After the first week, Jane made the decision that she wanted to get her own medical marijuana license.
It was the only thing that had worked to help her manage her chronic back pain and let her sleep.
She made a doctor’s appointment with her family doctor to ask for a letter of diagnosis. I brought the entire application package home, from the resource centre, for her.
(The Marijuana for Trauma, Medical Marijuana License Application Package.)
We sat together for 45 minutes while she filled out the forms. I answered her questions when she got stumped on the best way to respond to some of them. We got through it and I submitted her paperwork.
In the meantime, she was improving and doing a little bit more each day.
One day, I came home to Jane very excited to tell me that she’d had a great day and actually walked down to her dock three separate times. I cheered her on and told her what a great job she was doing.
John was happy too. He privately thanked me for giving him his wife back.
It took about 2 weeks for Jane to get her license and order her first 60 grams of cannabis. I taught her how to make her own medicine and we made a high % THC tincture and a high % CBD tincture.
(Finished, Cannabis infused MCT Coconut Oil tincture.)
I ordered her, her own vapourizer. She continued to progress and get excited about her trip. She was now able to walk about a ¼ mile down our road to her girlfriend’s house.
On the last day, before their trip, Jane came to say good-bye. She was laughing and smiling.

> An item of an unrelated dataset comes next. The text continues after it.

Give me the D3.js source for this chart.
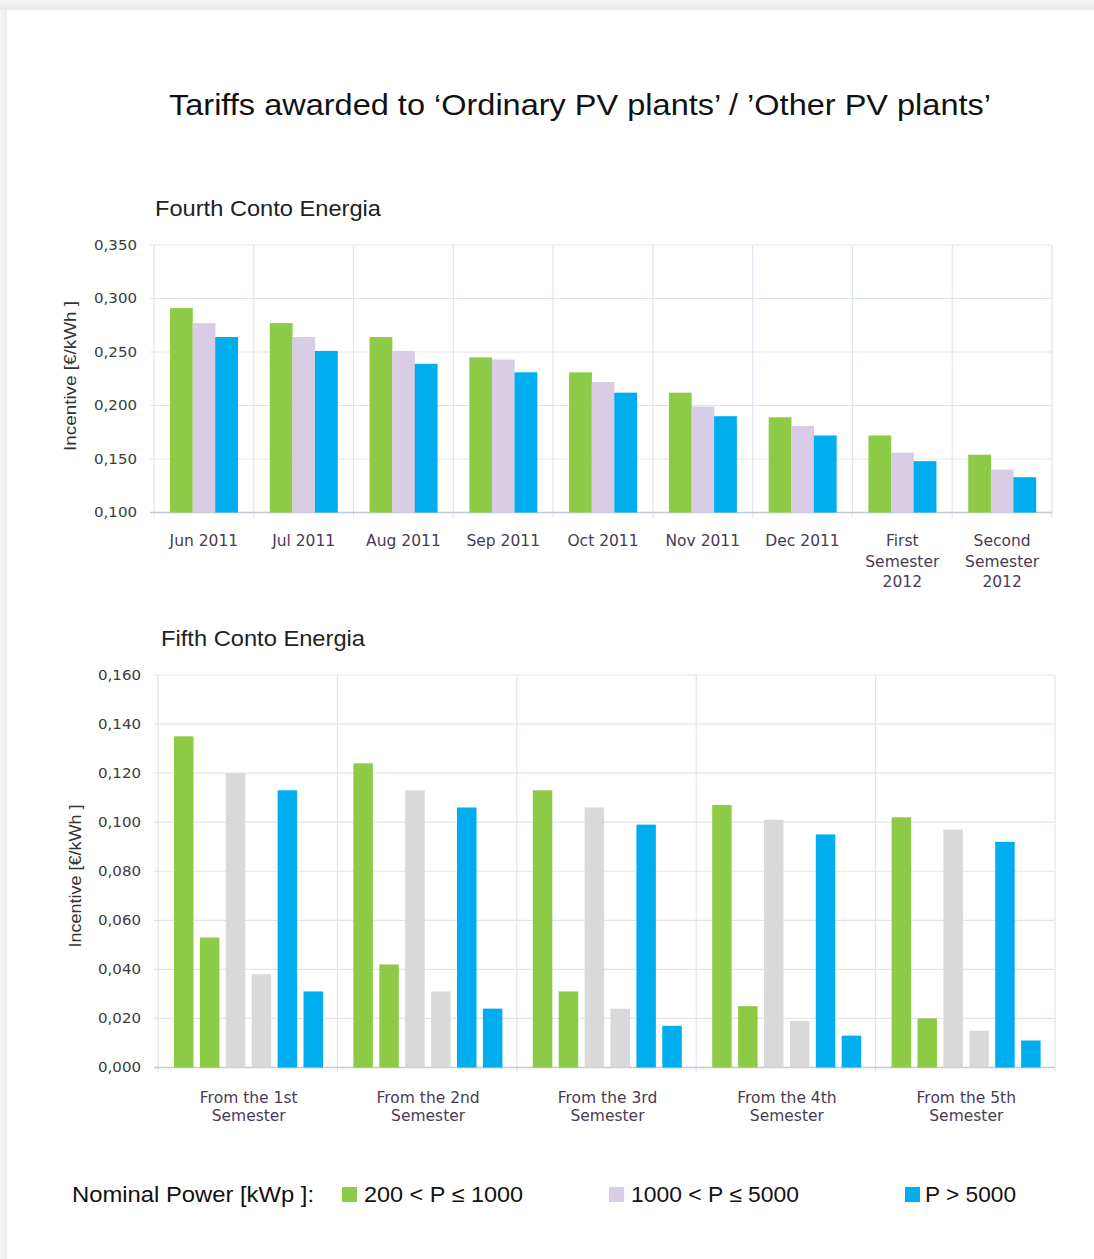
<!DOCTYPE html>
<html>
<head>
<meta charset="utf-8">
<script src="https://cdn.jsdelivr.net/npm/d3@7"></script>
<style>
  body { margin: 0; background: #ffffff; }
  svg { display: block; }
</style>
</head>
<body>
<svg id="chart" width="1094" height="1259"></svg>
<script>
// ---- Fourth Conto Energia (monthly / semester tariffs) ----
const fourthCategories = [
  ["Jun 2011"], ["Jul 2011"], ["Aug 2011"], ["Sep 2011"], ["Oct 2011"],
  ["Nov 2011"], ["Dec 2011"], ["First", "Semester", "2012"], ["Second", "Semester", "2012"]
];
const fourthSmall  = [0.291, 0.277, 0.264, 0.245, 0.231, 0.212, 0.189, 0.172, 0.154]; // 200 < P ≤ 1000
const fourthMedium = [0.277, 0.264, 0.251, 0.243, 0.222, 0.199, 0.181, 0.156, 0.140]; // 1000 < P ≤ 5000
const fourthLarge  = [0.264, 0.251, 0.239, 0.231, 0.212, 0.190, 0.172, 0.148, 0.133]; // P > 5000
const fourthTicks  = [0.100, 0.150, 0.200, 0.250, 0.300, 0.350];

// ---- Fifth Conto Energia (all-inclusive tariff and self-consumption premium) ----
const fifthCategories = [
  ["From the 1st", "Semester"], ["From the 2nd", "Semester"], ["From the 3rd", "Semester"],
  ["From the 4th", "Semester"], ["From the 5th", "Semester"]
];
const fifthSmallTariff   = [0.135, 0.124, 0.113, 0.107, 0.102];
const fifthSmallPremium  = [0.053, 0.042, 0.031, 0.025, 0.020];
const fifthMediumTariff  = [0.120, 0.113, 0.106, 0.101, 0.097];
const fifthMediumPremium = [0.038, 0.031, 0.024, 0.019, 0.015];
const fifthLargeTariff   = [0.113, 0.106, 0.099, 0.095, 0.092];
const fifthLargePremium  = [0.031, 0.024, 0.017, 0.013, 0.011];
const fifthTicks = [0.000, 0.020, 0.040, 0.060, 0.080, 0.100, 0.120, 0.140, 0.160];

// ---- Legend ----
const legendTitle = "Nominal Power [kWp ]:";
const legendLabels = ["200 < P ≤ 1000", "1000 < P ≤ 5000", "P > 5000"];

const GREEN = "#8dcb47", LILAC = "#d9cde6", BLUE = "#00aeef", GREY = "#d9d9d9";
const GRID = "#dfe5ef", AXIS = "#c3c8d2";
const TICK_COLOR = "#3c3c3c", CAT_COLOR = "#4a3b55";

const fmt = d3.formatLocale({ decimal: ",", thousands: ".", grouping: [3], currency: ["€", ""] }).format(".3f");

const svg = d3.select("#chart");

// page frame: light grey border strip with a white card
const defs = svg.append("defs");
const gTop = defs.append("linearGradient").attr("id", "topShade").attr("x1", 0).attr("y1", 0).attr("x2", 0).attr("y2", 1);
gTop.append("stop").attr("offset", "0%").attr("stop-color", "#f4f4f4");
gTop.append("stop").attr("offset", "100%").attr("stop-color", "#e9e9e9");
const gLeft = defs.append("linearGradient").attr("id", "leftShade").attr("x1", 0).attr("y1", 0).attr("x2", 1).attr("y2", 0);
gLeft.append("stop").attr("offset", "0%").attr("stop-color", "#f6f6f6");
gLeft.append("stop").attr("offset", "100%").attr("stop-color", "#ececec");
svg.append("rect").attr("width", 1094).attr("height", 1259).attr("fill", "#ffffff");
svg.append("rect").attr("x", 0).attr("y", 0).attr("width", 1094).attr("height", 10).attr("fill", "url(#topShade)");
svg.append("rect").attr("x", 0).attr("y", 10).attr("width", 7).attr("height", 1249).attr("fill", "url(#leftShade)");

// main title
svg.append("text")
  .attr("x", 580).attr("y", 115)
  .attr("text-anchor", "middle")
  .attr("font-family", "Liberation Sans, Arial, sans-serif")
  .attr("font-size", 30)
  .attr("fill", "#111111")
  .attr("textLength", 822).attr("lengthAdjust", "spacingAndGlyphs")
  .text("Tariffs awarded to ‘Ordinary PV plants’ / ’Other PV plants’");

function drawPanel(cfg) {
  const g = svg.append("g");
  const x = d3.scaleBand().domain(d3.range(cfg.categories.length)).range([cfg.x0, cfg.x1]).padding(0);
  const y = d3.scaleLinear().domain(cfg.domain).range([cfg.yBottom, cfg.yTop]);

  // horizontal gridlines
  g.append("g").selectAll("line").data(cfg.ticks).join("line")
    .attr("x1", cfg.x0 - 4).attr("x2", cfg.x1)
    .attr("y1", d => y(d)).attr("y2", d => y(d))
    .attr("stroke", GRID).attr("stroke-width", 1.2);

  // vertical gridlines at category boundaries
  const bounds = d3.range(cfg.categories.length + 1).map(i => cfg.x0 + i * x.bandwidth());
  g.append("g").selectAll("line").data(bounds).join("line")
    .attr("x1", d => d).attr("x2", d => d)
    .attr("y1", cfg.yTop).attr("y2", cfg.yBottom + 5)
    .attr("stroke", GRID).attr("stroke-width", 1.2);

  // category axis line
  g.append("line")
    .attr("x1", cfg.x0 - 4).attr("x2", cfg.x1)
    .attr("y1", cfg.yBottom).attr("y2", cfg.yBottom)
    .attr("stroke", AXIS).attr("stroke-width", 1.5);

  // value axis labels
  const yAxis = d3.axisLeft(y).tickValues(cfg.ticks).tickFormat(fmt).tickSize(0).tickPadding(0);
  const ya = g.append("g").attr("transform", `translate(${cfg.tickX},0)`).call(yAxis);
  ya.select(".domain").remove();
  ya.selectAll("text")
    .attr("font-family", "DejaVu Sans, Verdana, sans-serif")
    .attr("font-size", 14)
    .attr("fill", TICK_COLOR)
    .attr("textLength", 43).attr("lengthAdjust", "spacingAndGlyphs");

  // value axis title
  g.append("text")
    .attr("transform", `translate(${cfg.titleX},${cfg.titleY}) rotate(-90)`)
    .attr("text-anchor", "middle")
    .attr("font-family", "Liberation Sans, Arial, sans-serif")
    .attr("font-size", 16.5)
    .attr("fill", "#333333")
    .attr("textLength", cfg.titleLen).attr("lengthAdjust", "spacingAndGlyphs")
    .text("Incentive [€/kWh ]");

  // bars
  cfg.series.forEach((s, si) => {
    g.append("g").selectAll("rect").data(s.values).join("rect")
      .attr("x", (d, i) => x(i) + cfg.barOffset + si * cfg.barPitch)
      .attr("width", cfg.barWidth)
      .attr("y", d => y(d))
      .attr("height", d => y(cfg.domain[0]) - y(d))
      .attr("fill", s.color);
  });

  // category labels (multi-line)
  const lab = g.append("g").selectAll("text").data(cfg.categories).join("text")
    .attr("text-anchor", "middle")
    .attr("font-family", "DejaVu Sans, Verdana, sans-serif")
    .attr("font-size", cfg.catSize)
    .attr("fill", CAT_COLOR)
    .attr("x", (d, i) => x(i) + x.bandwidth() / 2 + cfg.labelShift)
    .attr("y", cfg.labelY);
  lab.selectAll("tspan").data(d => d).join("tspan")
    .attr("x", function () { return this.parentNode.getAttribute("x"); })
    .attr("dy", (d, i) => i === 0 ? 0 : cfg.lineH)
    .text(d => d);

  // panel subtitle
  svg.append("text")
    .attr("x", cfg.subX).attr("y", cfg.subY)
    .attr("font-family", "Liberation Sans, Arial, sans-serif")
    .attr("font-size", 22.5)
    .attr("fill", "#222222")
    .attr("textLength", cfg.subLen).attr("lengthAdjust", "spacingAndGlyphs")
    .text(cfg.subtitle);
}

drawPanel({
  subtitle: "Fourth Conto Energia", subX: 155, subY: 216, subLen: 226,
  categories: fourthCategories,
  domain: [0.1, 0.35], ticks: fourthTicks,
  x0: 154, x1: 1052, yTop: 245, yBottom: 512.5,
  tickX: 137, titleX: 76, titleY: 376, titleLen: 150,
  barOffset: 16, barPitch: 22.6, barWidth: 22.8,
  series: [
    { values: fourthSmall, color: GREEN },
    { values: fourthMedium, color: LILAC },
    { values: fourthLarge, color: BLUE }
  ],
  labelY: 546, lineH: 20.5, catSize: 15.5, labelShift: 0
});

drawPanel({
  subtitle: "Fifth Conto Energia", subX: 161, subY: 646, subLen: 204,
  categories: fifthCategories,
  domain: [0, 0.16], ticks: fifthTicks,
  x0: 158, x1: 1055, yTop: 675, yBottom: 1067.5,
  tickX: 141, titleX: 81, titleY: 876, titleLen: 143,
  barOffset: 16, barPitch: 25.9, barWidth: 19.5,
  series: [
    { values: fifthSmallTariff, color: GREEN },
    { values: fifthSmallPremium, color: GREEN },
    { values: fifthMediumTariff, color: GREY },
    { values: fifthMediumPremium, color: GREY },
    { values: fifthLargeTariff, color: BLUE },
    { values: fifthLargePremium, color: BLUE }
  ],
  labelY: 1103, lineH: 17.5, catSize: 15.5, labelShift: 1
});

// legend
const leg = svg.append("g").attr("font-family", "Liberation Sans, Arial, sans-serif").attr("font-size", 22).attr("fill", "#111111");
leg.append("text").attr("x", 72).attr("y", 1202).attr("textLength", 242).attr("lengthAdjust", "spacingAndGlyphs").text(legendTitle);
const legendX = [342, 609, 905];
const legendW = [159, 168, 91];
const legendColors = [GREEN, LILAC, BLUE];
legendLabels.forEach((t, i) => {
  leg.append("rect").attr("x", legendX[i]).attr("y", 1187).attr("width", 15).attr("height", 15).attr("fill", legendColors[i]);
  leg.append("text").attr("x", legendX[i] + (i === 2 ? 20 : 22)).attr("y", 1202)
    .attr("textLength", legendW[i]).attr("lengthAdjust", "spacingAndGlyphs").text(t);
});
</script>
</body>
</html>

She was a person transformed. I asked her if I could take a picture with her and if she would mind if I wrote about her story. She happily agreed.

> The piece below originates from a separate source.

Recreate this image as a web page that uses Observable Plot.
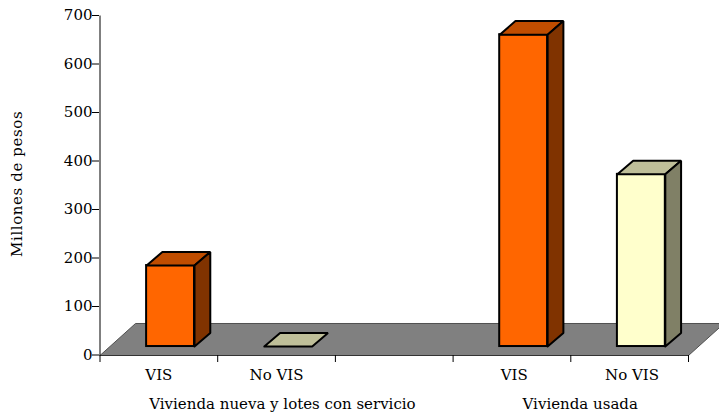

(Jane and Rebecca, Sept. 11, 2016.)
After we snapped this picture at the end of my driveway, she started to walk in the direction of her girlfriend’s house. Her little dog was prancing proudly in front of her, happy to be going for a walk with his best friend. This was something they had just recently been able to start doing again and they both had a slight spring of accomplishment in their step.
Jane turned back to me and she said, “I forgot to tell you, My Love, I danced all night last night at a corn roast! I haven’t danced in 5 years! Thanks again, My Love.”
I watched Jane walk down the road. I turned towards my front door and with tears welling up in my own eyes, this time, I whispered “Well played Shaman, well played.”
(My front door. It was original to the house and I spray painted it mandarin orange. Yes, you read correctly, I used spray paint.)
This is when the quantum entanglement was confirmed, for me.
Jane could have said that she rode in her boat, played a round of golf or went horseback riding.
Instead she said she started dancing.
Her system was re-setting. I had done everything the Shaman had taught me to do.
He had defied space and time to work with and through me to help Jane… with very powerful plant medicine, I might add.
His words were resonating loud and clear in my mind from the day I accepted his gift of spittle, in the hole in the Amazon jungle floor, three years prior.
“You must restore or re-set the person’s body back to the condition it was in before it stopped dancing.”
As a side note, it is highly probable that there will be a “Part Four”.
I suspect that someone reading this on Steemit, needs to hear this story and will become part of the entanglement as it continues weave.
(The energy is powerful and is something that amazes me everyday. I took this picture at sunrise, this morning.)
Enjoy every second that this world and dimension has to give.